Question

If \( X \) is a Poisson random variable with mean \( \mu = 1 \), then the conditional probability of the event \( \{ X \geq 2 \} \) given that the event \( \{ X \geq 4 \} \) has occurred, is ……… (rounded off to two decimal places).
 

Hint:

For conditional probabilities involving subsets (\( A \subseteq B \)), the probability \( P(A \mid B) \) simplifies to 1 because \( A \cap B = B \) and \( P(A \cap B) = P(B) \).

Answer 1

Step 1: Recall the probability mass function (PMF) of a Poisson random variable. 
The PMF of a Poisson random variable \( X \) with mean \( \mu \) is given by: \[ P(X = k) = \frac{e^{-\mu} \mu^k}{k!}, \quad k = 0, 1, 2, \ldots \] Here, \( \mu = 1 \). 

Step 2: Define the conditional probability. 
The conditional probability is defined as: \[ P(X \geq 2 \mid X \geq 4) = \frac{P(X \geq 2 \cap X \geq 4)}{P(X \geq 4)}. \] Since \( X \geq 4 \) implies \( X \geq 2 \), the numerator simplifies to \( P(X \geq 4) \).
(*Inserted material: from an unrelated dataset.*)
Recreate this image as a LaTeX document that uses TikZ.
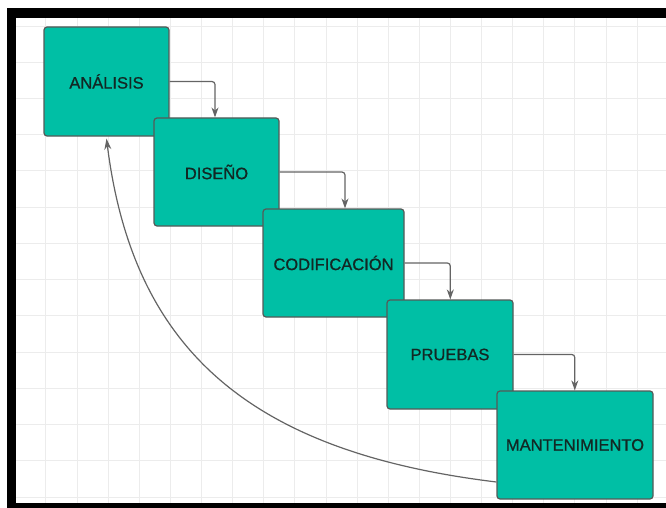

Thus: \[ P(X \geq 2 \mid X \geq 4) = \frac{P(X \geq 4)}{P(X \geq 4)} = 1. \] 

Step 3: Conclusion. 
The conditional probability \( P(X \geq 2 \mid X \geq 4) \) is: \[ P(X \geq 2 \mid X \geq 4) = 1.00. \] 

Conclusion: The conditional probability is \( 1.00 \).